Баязид продолжал блокировать город со стороны суши. Двумя годами позже он снова подвергся нападению, по наущению и при поддержке османских войск, молодого Иоанна Палеолога, племянника Мануила, который не без оснований объявил себя законным наследником трона. Но атака была отбита. В 1395 году Баязид позволил себе, как «наследнику Цезаря», провести в Сересе суд, на который он вызвал, среди других вассалов, императора, его брата и племянника и, повинуясь порыву, приказал умертвить всю семью Палеолог. Приговор был отменен, благодаря великому визирю Али-паше, который откладывал его исполнение до тех пор, пока султан не передумал и не согласился на компромисс – отрубить руки и выколоть глаза нескольким византийским сановникам. Мануил II, таким образом, продолжал править и проявил себя достаточно умелым правителем.

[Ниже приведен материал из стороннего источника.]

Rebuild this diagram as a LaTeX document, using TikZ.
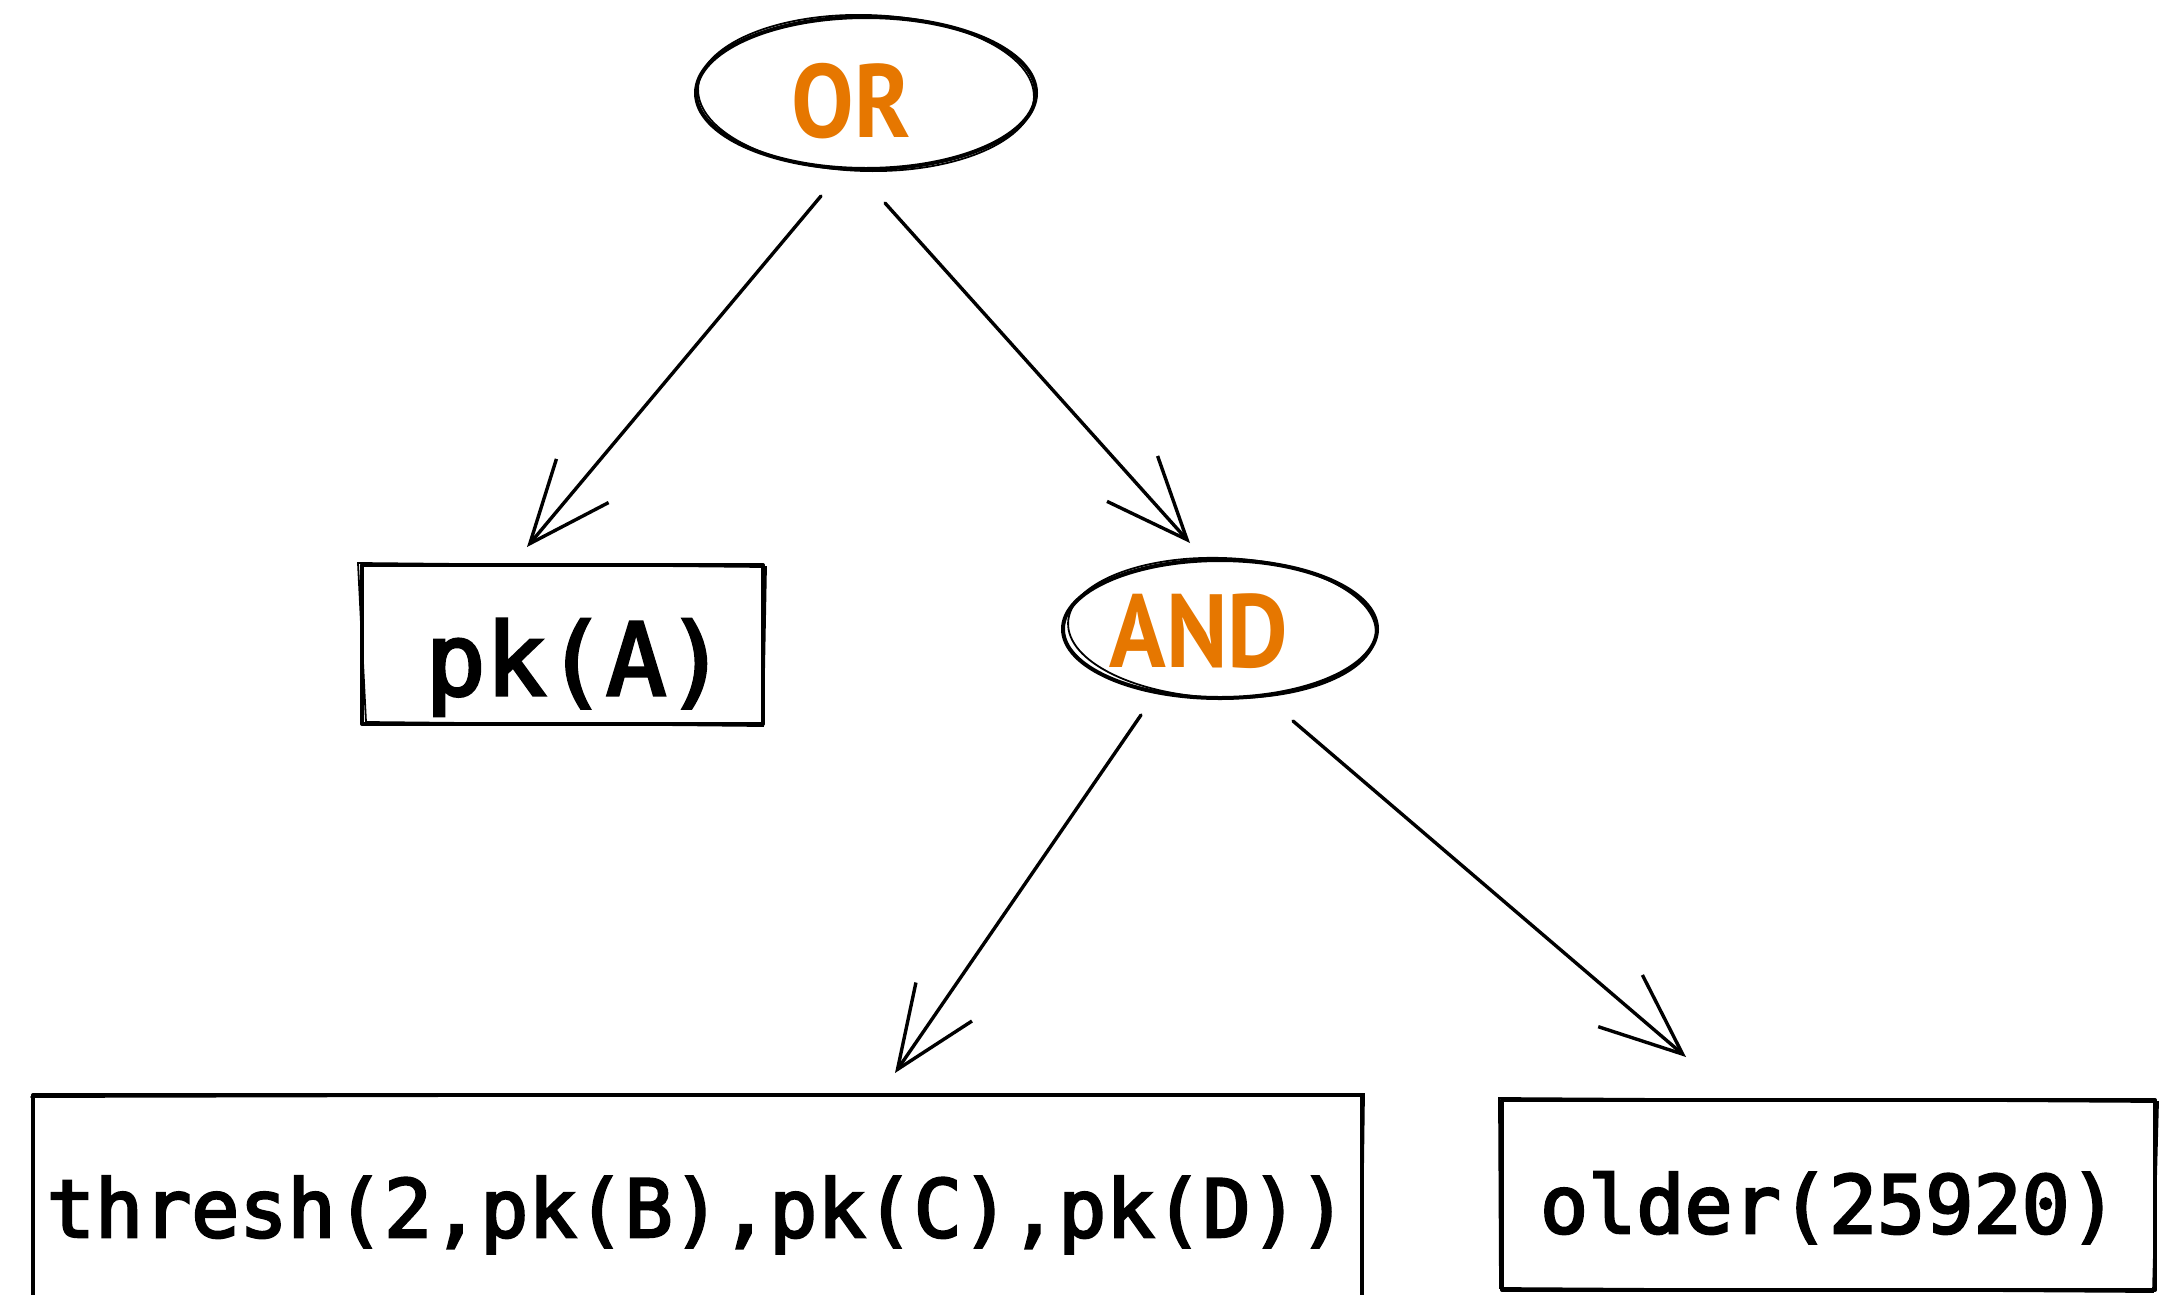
\documentclass[tikz,border=0pt]{standalone}
\usepackage{fontspec}
\setmainfont{PT Sans}
\setmonofont{DejaVu Sans Mono}
\newfontfamily\opfont[FakeStretch=0.9]{PT Sans}
\newfontfamily\codefont[FakeBold=3.2]{DejaVu Sans Mono}
\usetikzlibrary{shapes.geometric,arrows.meta}
\definecolor{opcolor}{RGB}{230,119,0}
\tikzset{
  ink/.style={line width=4pt, black, line cap=round, line join=round},
  opshape/.style={ellipse, ink, draw, inner sep=0pt},
  leafbox/.style={rectangle, ink, draw, inner sep=0pt},
  optext/.style={anchor=base, text=opcolor, inner sep=0pt,
    font=\opfont\bfseries\fontsize{104}{120}\selectfont},
  codetext/.style={anchor=base, inner sep=0pt,
    font=\codefont\fontsize{80}{96}\selectfont},
  bigcode/.style={anchor=base, inner sep=0pt,
    font=\codefont\fontsize{100}{120}\selectfont},
  edge/.style={line width=3.4pt, line cap=round,
    -{Straight Barb[length=82pt, width=68pt, line width=3.4pt]}},
  retrace/.style={line width=1.8pt, black, line cap=round}
}
\begin{document}
\begin{tikzpicture}[x=1pt, y=-1pt]
  \useasboundingbox (0,0) rectangle (2161,1294);
  \clip (0,0) rectangle (2161,1294);
  \fill[white] (0,0) rectangle (2161,1294);

  % operator nodes
  \node[opshape, minimum width=340pt, minimum height=152pt] (or) at (866,93) {};
  \draw[retrace] (866,93) ellipse [x radius=168pt, y radius=78pt, rotate=-1.5];
  \node[optext] (orlabel) at (851,137) {OR};

  \node[opshape, minimum width=314pt, minimum height=138pt] (and) at (1220,629) {};
  \draw[retrace] (1222,628) ellipse [x radius=154pt, y radius=70pt, rotate=-2];
  \node[optext] (andlabel) at (1199,667) {AND};

  % leaf boxes
  \node[leafbox, minimum width=401pt, minimum height=159pt] (pka) at (562.5,644.5) {};
  \draw[retrace] (358,563) -- (766,567) -- (763,726) -- (366,722) -- cycle;
  \node[bigcode] (pkalabel) at (576,695) {pk(A)};

  \node[leafbox, minimum width=1329pt, minimum height=230pt] (thresh) at (697.5,1210) {};
  \draw[retrace] (31,1097) -- (1364,1094) -- (1361,1320);
  \node[codetext] (threshlabel) at (697,1237) {thresh(2,pk(B),pk(C),pk(D))};

  \node[leafbox, minimum width=653pt, minimum height=190pt] (older) at (1828.5,1195) {};
  \draw[retrace] (1499,1098) -- (2158,1102) -- (2153,1292) -- (1500,1288) -- cycle;
  \node[codetext] (olderlabel) at (1829,1233) {older(25920)};

  % connector end points
  \coordinate (e1s) at (821,196);  \coordinate (e1t) at (527,547);
  \coordinate (e2s) at (885,203);  \coordinate (e2t) at (1190,543);
  \coordinate (e3s) at (1141,715); \coordinate (e3t) at (895,1073);
  \coordinate (e4s) at (1293,721); \coordinate (e4t) at (1686,1057);

  \draw[edge] (e1s) -- (e1t);
  \draw[edge] (e2s) -- (e2t);
  \draw[edge] (e3s) -- (e3t);
  \draw[edge] (e4s) -- (e4t);
\end{tikzpicture}
\end{document}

А тем временем внимание Баязида привлекла новая угроза со стороны короля венгров Сигизмунда. Раздраженный набегами османов и угрозами от их крепостей на Дунае, он начал добиваться поддержки от западных христианских держав нового Крестового похода, чтобы пойти «против турок, к их ущербу и разорению». Мурад всегда был крайне осторожен между кампаниями, чтобы избегать ненужного провоцирования христианского мира, силу которого он не приуменьшал. Баязид был менее осмотрительным в своей политике по отношению к христианам. Претенциозный от природы, он надменно объявил итальянским послам в начале своего правления, что после завоевания Венгрии он совершит поход на Рим и накормит своего коня овсом на алтаре собора Святого Петра. С той поры, представляясь главным защитником ислама, он продолжал открыто заявлять о своих агрессивных намерениях в отношении христианства.